## Start Data

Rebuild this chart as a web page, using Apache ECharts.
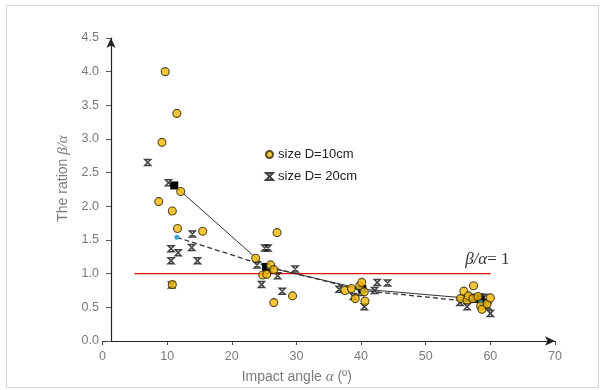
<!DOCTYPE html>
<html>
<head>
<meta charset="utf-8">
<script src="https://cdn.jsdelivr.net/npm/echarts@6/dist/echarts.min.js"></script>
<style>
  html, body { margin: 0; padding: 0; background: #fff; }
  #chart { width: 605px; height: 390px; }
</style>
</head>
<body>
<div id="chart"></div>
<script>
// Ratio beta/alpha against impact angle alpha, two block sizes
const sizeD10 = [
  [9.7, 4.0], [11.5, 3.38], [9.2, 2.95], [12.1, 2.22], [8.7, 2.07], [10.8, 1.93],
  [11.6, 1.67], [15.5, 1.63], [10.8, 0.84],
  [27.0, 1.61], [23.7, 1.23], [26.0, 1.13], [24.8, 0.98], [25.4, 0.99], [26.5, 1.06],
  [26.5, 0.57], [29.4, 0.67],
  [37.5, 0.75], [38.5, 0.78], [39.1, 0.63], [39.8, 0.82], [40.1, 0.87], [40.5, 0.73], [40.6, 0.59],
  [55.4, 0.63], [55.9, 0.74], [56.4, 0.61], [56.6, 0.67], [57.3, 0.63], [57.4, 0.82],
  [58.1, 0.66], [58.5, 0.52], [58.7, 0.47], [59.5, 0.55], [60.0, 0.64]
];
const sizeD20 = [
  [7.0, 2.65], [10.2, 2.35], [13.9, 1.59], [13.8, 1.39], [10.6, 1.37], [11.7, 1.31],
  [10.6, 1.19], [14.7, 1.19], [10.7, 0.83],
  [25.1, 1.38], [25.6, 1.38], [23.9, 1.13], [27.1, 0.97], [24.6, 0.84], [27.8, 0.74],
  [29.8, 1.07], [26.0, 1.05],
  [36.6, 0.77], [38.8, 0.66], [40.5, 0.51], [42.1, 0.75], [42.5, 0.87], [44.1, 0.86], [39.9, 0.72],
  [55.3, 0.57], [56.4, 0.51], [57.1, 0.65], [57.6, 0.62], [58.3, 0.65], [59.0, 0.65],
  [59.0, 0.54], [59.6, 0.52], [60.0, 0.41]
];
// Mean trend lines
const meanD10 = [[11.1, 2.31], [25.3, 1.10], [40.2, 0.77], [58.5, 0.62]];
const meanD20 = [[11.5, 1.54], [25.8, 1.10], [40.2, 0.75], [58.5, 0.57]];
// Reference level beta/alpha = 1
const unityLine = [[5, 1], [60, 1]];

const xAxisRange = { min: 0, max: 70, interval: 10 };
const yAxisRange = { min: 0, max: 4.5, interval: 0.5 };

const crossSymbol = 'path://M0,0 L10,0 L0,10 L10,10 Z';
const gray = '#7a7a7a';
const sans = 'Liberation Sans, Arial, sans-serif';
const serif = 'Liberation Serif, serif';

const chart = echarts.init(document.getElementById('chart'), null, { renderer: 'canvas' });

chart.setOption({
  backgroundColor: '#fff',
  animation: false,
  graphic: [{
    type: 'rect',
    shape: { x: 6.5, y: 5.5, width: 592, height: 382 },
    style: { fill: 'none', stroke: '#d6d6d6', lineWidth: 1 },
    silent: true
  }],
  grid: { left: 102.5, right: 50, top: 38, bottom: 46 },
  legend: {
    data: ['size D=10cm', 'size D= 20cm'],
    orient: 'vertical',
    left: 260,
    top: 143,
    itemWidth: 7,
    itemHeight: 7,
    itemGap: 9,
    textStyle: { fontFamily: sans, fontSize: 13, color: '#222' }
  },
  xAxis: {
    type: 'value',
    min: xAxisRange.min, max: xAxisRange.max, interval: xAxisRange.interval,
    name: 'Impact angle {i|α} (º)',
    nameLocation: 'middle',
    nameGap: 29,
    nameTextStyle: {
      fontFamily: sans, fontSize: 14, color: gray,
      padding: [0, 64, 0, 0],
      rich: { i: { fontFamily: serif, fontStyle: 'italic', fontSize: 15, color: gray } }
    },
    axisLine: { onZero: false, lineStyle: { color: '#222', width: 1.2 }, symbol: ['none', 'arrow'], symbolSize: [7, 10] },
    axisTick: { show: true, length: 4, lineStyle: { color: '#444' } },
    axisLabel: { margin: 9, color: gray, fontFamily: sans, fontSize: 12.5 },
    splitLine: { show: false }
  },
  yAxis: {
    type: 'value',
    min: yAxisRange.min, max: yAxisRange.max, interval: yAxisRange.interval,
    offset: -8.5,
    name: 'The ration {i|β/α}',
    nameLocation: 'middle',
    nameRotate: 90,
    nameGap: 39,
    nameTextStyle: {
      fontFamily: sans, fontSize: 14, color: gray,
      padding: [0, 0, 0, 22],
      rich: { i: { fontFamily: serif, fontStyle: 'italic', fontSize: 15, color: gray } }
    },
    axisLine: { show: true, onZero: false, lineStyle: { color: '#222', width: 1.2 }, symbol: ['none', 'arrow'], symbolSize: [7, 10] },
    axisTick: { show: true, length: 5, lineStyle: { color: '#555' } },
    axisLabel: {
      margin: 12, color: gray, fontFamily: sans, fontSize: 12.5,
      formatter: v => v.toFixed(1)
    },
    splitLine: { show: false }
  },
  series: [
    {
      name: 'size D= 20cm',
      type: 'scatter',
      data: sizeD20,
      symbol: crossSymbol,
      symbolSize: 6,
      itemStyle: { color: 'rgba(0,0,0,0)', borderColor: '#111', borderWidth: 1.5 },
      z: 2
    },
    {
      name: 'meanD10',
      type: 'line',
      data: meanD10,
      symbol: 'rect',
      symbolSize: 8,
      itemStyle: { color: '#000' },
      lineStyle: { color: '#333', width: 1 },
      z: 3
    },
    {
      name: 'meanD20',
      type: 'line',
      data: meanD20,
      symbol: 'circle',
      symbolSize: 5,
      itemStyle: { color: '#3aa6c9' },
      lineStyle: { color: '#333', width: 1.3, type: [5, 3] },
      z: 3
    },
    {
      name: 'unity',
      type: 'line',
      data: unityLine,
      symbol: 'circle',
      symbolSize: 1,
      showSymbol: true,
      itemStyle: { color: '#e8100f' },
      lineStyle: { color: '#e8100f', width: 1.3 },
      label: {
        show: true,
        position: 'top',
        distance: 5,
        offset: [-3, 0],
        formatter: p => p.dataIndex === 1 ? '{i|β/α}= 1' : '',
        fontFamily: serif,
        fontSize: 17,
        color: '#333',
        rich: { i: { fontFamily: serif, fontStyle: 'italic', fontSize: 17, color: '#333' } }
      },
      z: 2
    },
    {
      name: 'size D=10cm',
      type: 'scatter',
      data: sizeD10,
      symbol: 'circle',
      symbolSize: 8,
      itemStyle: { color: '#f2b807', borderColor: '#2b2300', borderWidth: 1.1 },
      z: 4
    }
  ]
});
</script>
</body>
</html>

## End Data

- [Task goal]
Give back every line exactly as it stands, pictures excluded.

- [The reply]
Rebuild this chart as a web page, using Apache ECharts.
<!DOCTYPE html>
<html>
<head>
<meta charset="utf-8">
<script src="https://cdn.jsdelivr.net/npm/echarts@6/dist/echarts.min.js"></script>
<style>
  html, body { margin: 0; padding: 0; background: #fff; }
  #chart { width: 605px; height: 390px; }
</style>
</head>
<body>
<div id="chart"></div>
<script>
// Ratio beta/alpha against impact angle alpha, two block sizes
const sizeD10 = [
  [9.7, 4.0], [11.5, 3.38], [9.2, 2.95], [12.1, 2.22], [8.7, 2.07], [10.8, 1.93],
  [11.6, 1.67], [15.5, 1.63], [10.8, 0.84],
  [27.0, 1.61], [23.7, 1.23], [26.0, 1.13], [24.8, 0.98], [25.4, 0.99], [26.5, 1.06],
  [26.5, 0.57], [29.4, 0.67],
  [37.5, 0.75], [38.5, 0.78], [39.1, 0.63], [39.8, 0.82], [40.1, 0.87], [40.5, 0.73], [40.6, 0.59],
  [55.4, 0.63], [55.9, 0.74], [56.4, 0.61], [56.6, 0.67], [57.3, 0.63], [57.4, 0.82],
  [58.1, 0.66], [58.5, 0.52], [58.7, 0.47], [59.5, 0.55], [60.0, 0.64]
];
const sizeD20 = [
  [7.0, 2.65], [10.2, 2.35], [13.9, 1.59], [13.8, 1.39], [10.6, 1.37], [11.7, 1.31],
  [10.6, 1.19], [14.7, 1.19], [10.7, 0.83],
  [25.1, 1.38], [25.6, 1.38], [23.9, 1.13], [27.1, 0.97], [24.6, 0.84], [27.8, 0.74],
  [29.8, 1.07], [26.0, 1.05],
  [36.6, 0.77], [38.8, 0.66], [40.5, 0.51], [42.1, 0.75], [42.5, 0.87], [44.1, 0.86], [39.9, 0.72],
  [55.3, 0.57], [56.4, 0.51], [57.1, 0.65], [57.6, 0.62], [58.3, 0.65], [59.0, 0.65],
  [59.0, 0.54], [59.6, 0.52], [60.0, 0.41]
];
// Mean trend lines
const meanD10 = [[11.1, 2.31], [25.3, 1.10], [40.2, 0.77], [58.5, 0.62]];
const meanD20 = [[11.5, 1.54], [25.8, 1.10], [40.2, 0.75], [58.5, 0.57]];
// Reference level beta/alpha = 1
const unityLine = [[5, 1], [60, 1]];

const xAxisRange = { min: 0, max: 70, interval: 10 };
const yAxisRange = { min: 0, max: 4.5, interval: 0.5 };

const crossSymbol = 'path://M0,0 L10,0 L0,10 L10,10 Z';
const gray = '#7a7a7a';
const sans = 'Liberation Sans, Arial, sans-serif';
const serif = 'Liberation Serif, serif';

const chart = echarts.init(document.getElementById('chart'), null, { renderer: 'canvas' });

chart.setOption({
  backgroundColor: '#fff',
  animation: false,
  graphic: [{
    type: 'rect',
    shape: { x: 6.5, y: 5.5, width: 592, height: 382 },
    style: { fill: 'none', stroke: '#d6d6d6', lineWidth: 1 },
    silent: true
  }],
  grid: { left: 102.5, right: 50, top: 38, bottom: 46 },
  legend: {
    data: ['size D=10cm', 'size D= 20cm'],
    orient: 'vertical',
    left: 260,
    top: 143,
    itemWidth: 7,
    itemHeight: 7,
    itemGap: 9,
    textStyle: { fontFamily: sans, fontSize: 13, color: '#222' }
  },
  xAxis: {
    type: 'value',
    min: xAxisRange.min, max: xAxisRange.max, interval: xAxisRange.interval,
    name: 'Impact angle {i|α} (º)',
    nameLocation: 'middle',
    nameGap: 29,
    nameTextStyle: {
      fontFamily: sans, fontSize: 14, color: gray,
      padding: [0, 64, 0, 0],
      rich: { i: { fontFamily: serif, fontStyle: 'italic', fontSize: 15, color: gray } }
    },
    axisLine: { onZero: false, lineStyle: { color: '#222', width: 1.2 }, symbol: ['none', 'arrow'], symbolSize: [7, 10] },
    axisTick: { show: true, length: 4, lineStyle: { color: '#444' } },
    axisLabel: { margin: 9, color: gray, fontFamily: sans, fontSize: 12.5 },
    splitLine: { show: false }
  },
  yAxis: {
    type: 'value',
    min: yAxisRange.min, max: yAxisRange.max, interval: yAxisRange.interval,
    offset: -8.5,
    name: 'The ration {i|β/α}',
    nameLocation: 'middle',
    nameRotate: 90,
    nameGap: 39,
    nameTextStyle: {
      fontFamily: sans, fontSize: 14, color: gray,
      padding: [0, 0, 0, 22],
      rich: { i: { fontFamily: serif, fontStyle: 'italic', fontSize: 15, color: gray } }
    },
    axisLine: { show: true, onZero: false, lineStyle: { color: '#222', width: 1.2 }, symbol: ['none', 'arrow'], symbolSize: [7, 10] },
    axisTick: { show: true, length: 5, lineStyle: { color: '#555' } },
    axisLabel: {
      margin: 12, color: gray, fontFamily: sans, fontSize: 12.5,
      formatter: v => v.toFixed(1)
    },
    splitLine: { show: false }
  },
  series: [
    {
      name: 'size D= 20cm',
      type: 'scatter',
      data: sizeD20,
      symbol: crossSymbol,
      symbolSize: 6,
      itemStyle: { color: 'rgba(0,0,0,0)', borderColor: '#111', borderWidth: 1.5 },
      z: 2
    },
    {
      name: 'meanD10',
      type: 'line',
      data: meanD10,
      symbol: 'rect',
      symbolSize: 8,
      itemStyle: { color: '#000' },
      lineStyle: { color: '#333', width: 1 },
      z: 3
    },
    {
      name: 'meanD20',
      type: 'line',
      data: meanD20,
      symbol: 'circle',
      symbolSize: 5,
      itemStyle: { color: '#3aa6c9' },
      lineStyle: { color: '#333', width: 1.3, type: [5, 3] },
      z: 3
    },
    {
      name: 'unity',
      type: 'line',
      data: unityLine,
      symbol: 'circle',
      symbolSize: 1,
      showSymbol: true,
      itemStyle: { color: '#e8100f' },
      lineStyle: { color: '#e8100f', width: 1.3 },
      label: {
        show: true,
        position: 'top',
        distance: 5,
        offset: [-3, 0],
        formatter: p => p.dataIndex === 1 ? '{i|β/α}= 1' : '',
        fontFamily: serif,
        fontSize: 17,
        color: '#333',
        rich: { i: { fontFamily: serif, fontStyle: 'italic', fontSize: 17, color: '#333' } }
      },
      z: 2
    },
    {
      name: 'size D=10cm',
      type: 'scatter',
      data: sizeD10,
      symbol: 'circle',
      symbolSize: 8,
      itemStyle: { color: '#f2b807', borderColor: '#2b2300', borderWidth: 1.1 },
      z: 4
    }
  ]
});
</script>
</body>
</html>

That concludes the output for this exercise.